▶ Stated problem:
Only the lines from the one containing "Write a component" through the one containing "const yTicks = [0, -1, -2, -3, -4];" should be output, both ends included and exactly as they appear, minus any pictures.

▶ Given data:
=-=-=-=-=

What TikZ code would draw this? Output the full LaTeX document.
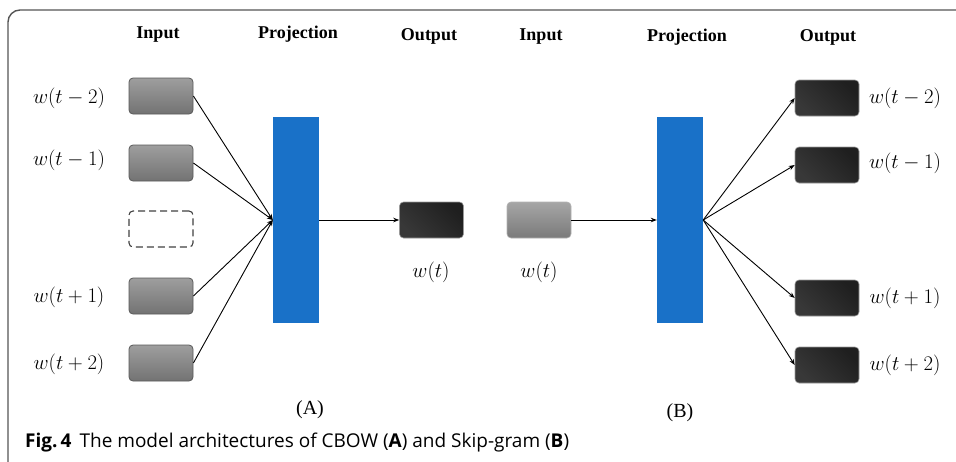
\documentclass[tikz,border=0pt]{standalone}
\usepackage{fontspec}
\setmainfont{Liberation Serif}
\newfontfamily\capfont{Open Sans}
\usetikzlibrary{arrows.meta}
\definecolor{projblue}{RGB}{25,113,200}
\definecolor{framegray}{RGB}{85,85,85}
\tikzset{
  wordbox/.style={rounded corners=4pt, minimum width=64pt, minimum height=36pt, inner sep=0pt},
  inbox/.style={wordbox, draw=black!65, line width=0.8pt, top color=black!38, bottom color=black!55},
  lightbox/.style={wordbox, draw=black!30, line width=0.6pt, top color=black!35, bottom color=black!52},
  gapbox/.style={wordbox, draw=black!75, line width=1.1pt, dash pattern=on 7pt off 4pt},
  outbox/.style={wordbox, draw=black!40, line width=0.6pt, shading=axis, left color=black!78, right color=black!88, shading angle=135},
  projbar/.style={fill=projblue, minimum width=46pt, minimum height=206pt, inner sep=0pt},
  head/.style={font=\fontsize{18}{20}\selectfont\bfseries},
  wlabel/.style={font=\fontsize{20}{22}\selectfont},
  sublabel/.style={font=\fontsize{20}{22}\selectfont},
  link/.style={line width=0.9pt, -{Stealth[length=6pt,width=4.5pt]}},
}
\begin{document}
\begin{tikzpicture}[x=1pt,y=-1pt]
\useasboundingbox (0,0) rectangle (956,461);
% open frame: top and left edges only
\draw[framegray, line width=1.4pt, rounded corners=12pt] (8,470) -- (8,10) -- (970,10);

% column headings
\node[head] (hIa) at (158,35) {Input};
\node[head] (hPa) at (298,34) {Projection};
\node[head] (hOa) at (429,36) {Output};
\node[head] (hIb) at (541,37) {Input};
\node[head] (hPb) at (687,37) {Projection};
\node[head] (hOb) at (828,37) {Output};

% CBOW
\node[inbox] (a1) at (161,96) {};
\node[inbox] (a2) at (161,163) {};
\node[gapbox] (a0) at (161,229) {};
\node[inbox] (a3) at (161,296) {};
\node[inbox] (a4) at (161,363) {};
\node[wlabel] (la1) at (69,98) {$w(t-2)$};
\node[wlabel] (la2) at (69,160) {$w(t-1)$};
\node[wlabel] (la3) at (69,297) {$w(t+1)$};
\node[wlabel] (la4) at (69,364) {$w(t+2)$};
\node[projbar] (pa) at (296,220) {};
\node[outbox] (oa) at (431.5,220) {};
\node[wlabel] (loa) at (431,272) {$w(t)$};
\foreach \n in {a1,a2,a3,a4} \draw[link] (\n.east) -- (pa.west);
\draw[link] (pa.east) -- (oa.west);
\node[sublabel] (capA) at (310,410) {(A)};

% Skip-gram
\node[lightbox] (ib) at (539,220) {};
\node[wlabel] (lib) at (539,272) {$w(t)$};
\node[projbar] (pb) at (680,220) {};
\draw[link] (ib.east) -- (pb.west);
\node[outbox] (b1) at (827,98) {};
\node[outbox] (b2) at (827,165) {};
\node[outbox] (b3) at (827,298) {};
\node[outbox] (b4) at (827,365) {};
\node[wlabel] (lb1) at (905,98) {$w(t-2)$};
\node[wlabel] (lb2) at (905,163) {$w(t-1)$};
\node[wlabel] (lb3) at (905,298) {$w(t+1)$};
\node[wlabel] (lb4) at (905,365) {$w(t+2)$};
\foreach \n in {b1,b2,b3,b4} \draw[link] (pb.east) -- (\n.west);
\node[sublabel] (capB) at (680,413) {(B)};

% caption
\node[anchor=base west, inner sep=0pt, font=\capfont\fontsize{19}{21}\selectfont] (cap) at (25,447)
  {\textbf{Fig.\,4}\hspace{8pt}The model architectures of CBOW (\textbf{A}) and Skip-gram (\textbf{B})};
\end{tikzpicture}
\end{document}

=-=-=-=-=

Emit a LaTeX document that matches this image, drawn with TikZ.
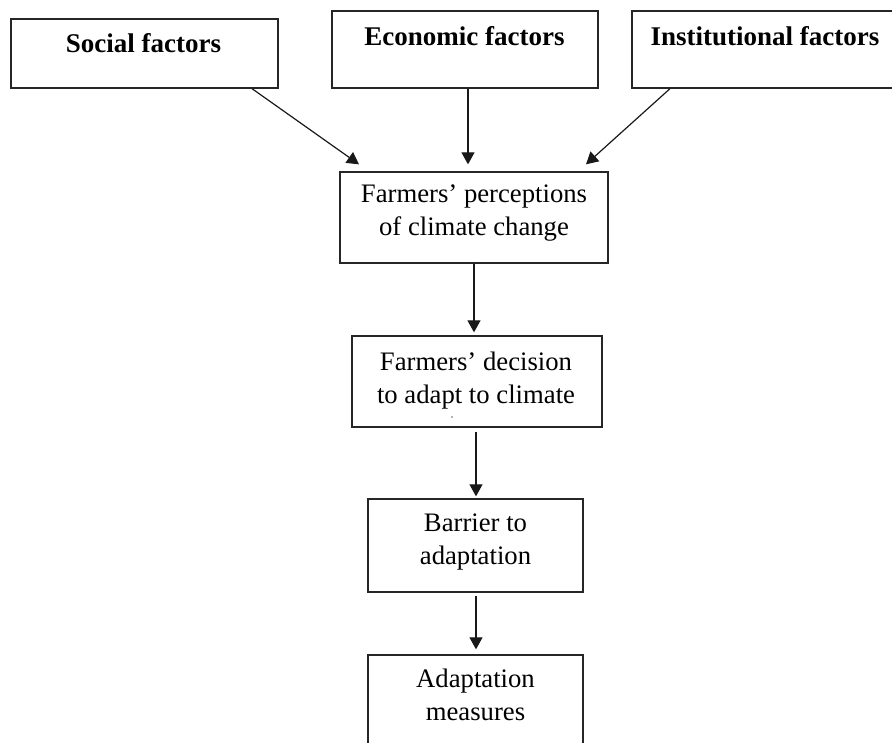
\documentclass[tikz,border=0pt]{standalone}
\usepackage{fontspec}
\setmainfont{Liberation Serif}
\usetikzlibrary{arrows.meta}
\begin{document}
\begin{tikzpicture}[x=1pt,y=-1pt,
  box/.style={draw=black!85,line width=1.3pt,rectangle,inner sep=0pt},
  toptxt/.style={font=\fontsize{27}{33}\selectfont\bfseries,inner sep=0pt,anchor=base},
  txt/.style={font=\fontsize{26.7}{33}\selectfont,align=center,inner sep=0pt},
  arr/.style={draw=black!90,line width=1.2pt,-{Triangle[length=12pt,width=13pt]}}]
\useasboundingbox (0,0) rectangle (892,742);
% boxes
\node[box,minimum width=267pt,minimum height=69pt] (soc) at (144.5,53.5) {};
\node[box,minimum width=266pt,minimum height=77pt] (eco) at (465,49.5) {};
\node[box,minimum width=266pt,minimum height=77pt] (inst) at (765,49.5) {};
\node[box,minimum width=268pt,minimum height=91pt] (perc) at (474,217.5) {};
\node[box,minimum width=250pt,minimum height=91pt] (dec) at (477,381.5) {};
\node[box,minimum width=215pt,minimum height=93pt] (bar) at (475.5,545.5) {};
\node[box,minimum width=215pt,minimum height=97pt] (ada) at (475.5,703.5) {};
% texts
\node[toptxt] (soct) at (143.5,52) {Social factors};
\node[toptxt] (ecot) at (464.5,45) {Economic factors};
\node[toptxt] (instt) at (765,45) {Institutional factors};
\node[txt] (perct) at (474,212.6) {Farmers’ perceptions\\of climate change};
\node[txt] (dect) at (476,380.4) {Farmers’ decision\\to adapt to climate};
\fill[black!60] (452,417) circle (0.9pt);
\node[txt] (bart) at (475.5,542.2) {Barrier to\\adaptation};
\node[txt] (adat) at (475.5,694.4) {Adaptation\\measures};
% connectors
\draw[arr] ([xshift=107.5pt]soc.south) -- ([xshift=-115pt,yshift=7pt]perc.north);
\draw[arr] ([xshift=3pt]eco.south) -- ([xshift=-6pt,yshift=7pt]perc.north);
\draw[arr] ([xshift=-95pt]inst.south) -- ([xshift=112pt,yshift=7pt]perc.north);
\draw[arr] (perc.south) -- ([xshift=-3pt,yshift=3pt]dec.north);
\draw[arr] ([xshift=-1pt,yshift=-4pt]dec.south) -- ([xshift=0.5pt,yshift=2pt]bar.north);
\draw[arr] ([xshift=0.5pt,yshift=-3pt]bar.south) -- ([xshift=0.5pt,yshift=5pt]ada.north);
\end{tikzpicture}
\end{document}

=-=-=-=-=

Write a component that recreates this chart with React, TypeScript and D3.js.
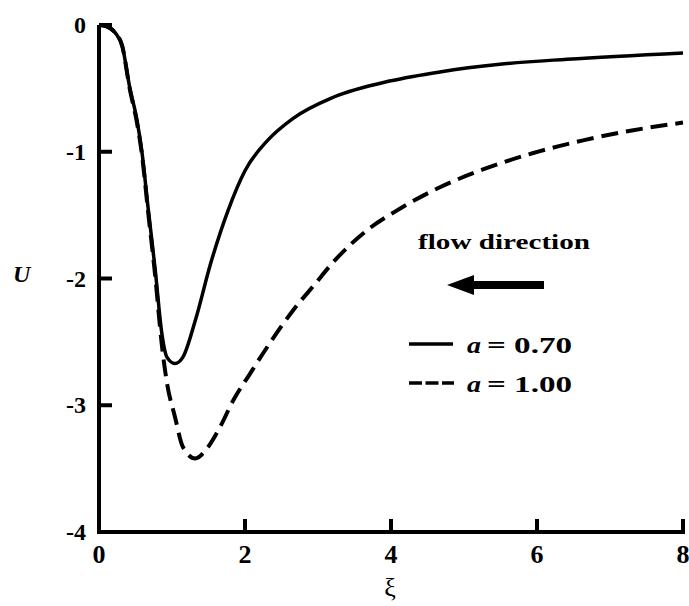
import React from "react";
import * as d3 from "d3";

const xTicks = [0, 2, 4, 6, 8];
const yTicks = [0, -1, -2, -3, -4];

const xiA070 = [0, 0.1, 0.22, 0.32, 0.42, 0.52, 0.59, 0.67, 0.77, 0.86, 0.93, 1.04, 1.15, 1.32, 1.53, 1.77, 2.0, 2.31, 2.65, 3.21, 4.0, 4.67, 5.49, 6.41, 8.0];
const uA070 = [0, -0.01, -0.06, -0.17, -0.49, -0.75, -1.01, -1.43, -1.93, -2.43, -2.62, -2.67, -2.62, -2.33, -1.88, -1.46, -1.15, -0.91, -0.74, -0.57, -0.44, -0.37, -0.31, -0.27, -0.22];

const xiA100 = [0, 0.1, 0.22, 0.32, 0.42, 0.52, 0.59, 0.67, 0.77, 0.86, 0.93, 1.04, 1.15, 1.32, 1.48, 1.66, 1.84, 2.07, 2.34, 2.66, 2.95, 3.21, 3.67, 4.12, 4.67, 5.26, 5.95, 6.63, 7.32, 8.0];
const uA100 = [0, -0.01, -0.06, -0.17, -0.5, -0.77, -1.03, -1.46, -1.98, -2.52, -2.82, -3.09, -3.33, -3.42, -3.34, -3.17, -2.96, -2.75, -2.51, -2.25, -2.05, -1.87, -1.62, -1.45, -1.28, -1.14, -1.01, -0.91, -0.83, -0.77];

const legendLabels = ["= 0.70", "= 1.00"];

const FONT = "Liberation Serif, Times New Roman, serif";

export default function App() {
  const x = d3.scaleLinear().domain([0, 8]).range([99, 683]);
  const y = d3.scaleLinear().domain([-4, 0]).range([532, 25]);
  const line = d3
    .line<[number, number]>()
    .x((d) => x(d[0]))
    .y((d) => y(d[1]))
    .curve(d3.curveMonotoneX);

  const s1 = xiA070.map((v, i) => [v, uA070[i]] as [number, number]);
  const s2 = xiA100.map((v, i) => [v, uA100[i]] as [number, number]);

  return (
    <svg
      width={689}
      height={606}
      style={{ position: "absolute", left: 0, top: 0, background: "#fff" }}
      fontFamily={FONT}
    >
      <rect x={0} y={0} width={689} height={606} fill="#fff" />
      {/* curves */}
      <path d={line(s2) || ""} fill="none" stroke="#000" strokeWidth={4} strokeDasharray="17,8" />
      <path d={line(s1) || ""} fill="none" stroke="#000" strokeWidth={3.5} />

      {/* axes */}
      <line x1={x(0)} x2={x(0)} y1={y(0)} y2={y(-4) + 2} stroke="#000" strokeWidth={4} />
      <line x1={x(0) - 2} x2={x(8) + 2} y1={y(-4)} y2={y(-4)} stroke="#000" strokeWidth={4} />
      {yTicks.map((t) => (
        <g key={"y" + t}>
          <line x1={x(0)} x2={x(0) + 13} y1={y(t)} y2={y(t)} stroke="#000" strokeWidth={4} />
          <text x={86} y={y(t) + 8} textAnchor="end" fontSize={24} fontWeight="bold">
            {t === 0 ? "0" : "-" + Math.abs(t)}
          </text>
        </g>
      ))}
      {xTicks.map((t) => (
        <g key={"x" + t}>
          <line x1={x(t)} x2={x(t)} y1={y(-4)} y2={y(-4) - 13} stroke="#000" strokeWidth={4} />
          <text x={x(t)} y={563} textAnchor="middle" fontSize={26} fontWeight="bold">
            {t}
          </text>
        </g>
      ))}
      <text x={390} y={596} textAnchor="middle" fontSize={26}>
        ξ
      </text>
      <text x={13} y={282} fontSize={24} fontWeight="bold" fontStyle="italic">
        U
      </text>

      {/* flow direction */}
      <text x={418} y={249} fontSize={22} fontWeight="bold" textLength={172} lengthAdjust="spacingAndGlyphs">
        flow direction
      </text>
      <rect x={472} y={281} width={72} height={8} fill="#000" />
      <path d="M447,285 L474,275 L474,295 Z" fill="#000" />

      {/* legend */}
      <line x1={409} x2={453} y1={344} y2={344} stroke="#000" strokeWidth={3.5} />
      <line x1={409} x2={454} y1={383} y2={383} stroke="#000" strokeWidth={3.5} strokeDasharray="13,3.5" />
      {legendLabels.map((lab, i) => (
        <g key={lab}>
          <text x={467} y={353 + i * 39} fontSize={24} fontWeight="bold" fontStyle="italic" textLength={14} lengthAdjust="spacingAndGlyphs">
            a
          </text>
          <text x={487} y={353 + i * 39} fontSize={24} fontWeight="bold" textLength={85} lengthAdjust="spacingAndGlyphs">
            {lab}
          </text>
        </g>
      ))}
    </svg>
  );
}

=-=-=-=-=

▶ Result for this exercise:
Write a component that recreates this chart with React, TypeScript and D3.js.
import React from "react";
import * as d3 from "d3";

const xTicks = [0, 2, 4, 6, 8];
const yTicks = [0, -1, -2, -3, -4];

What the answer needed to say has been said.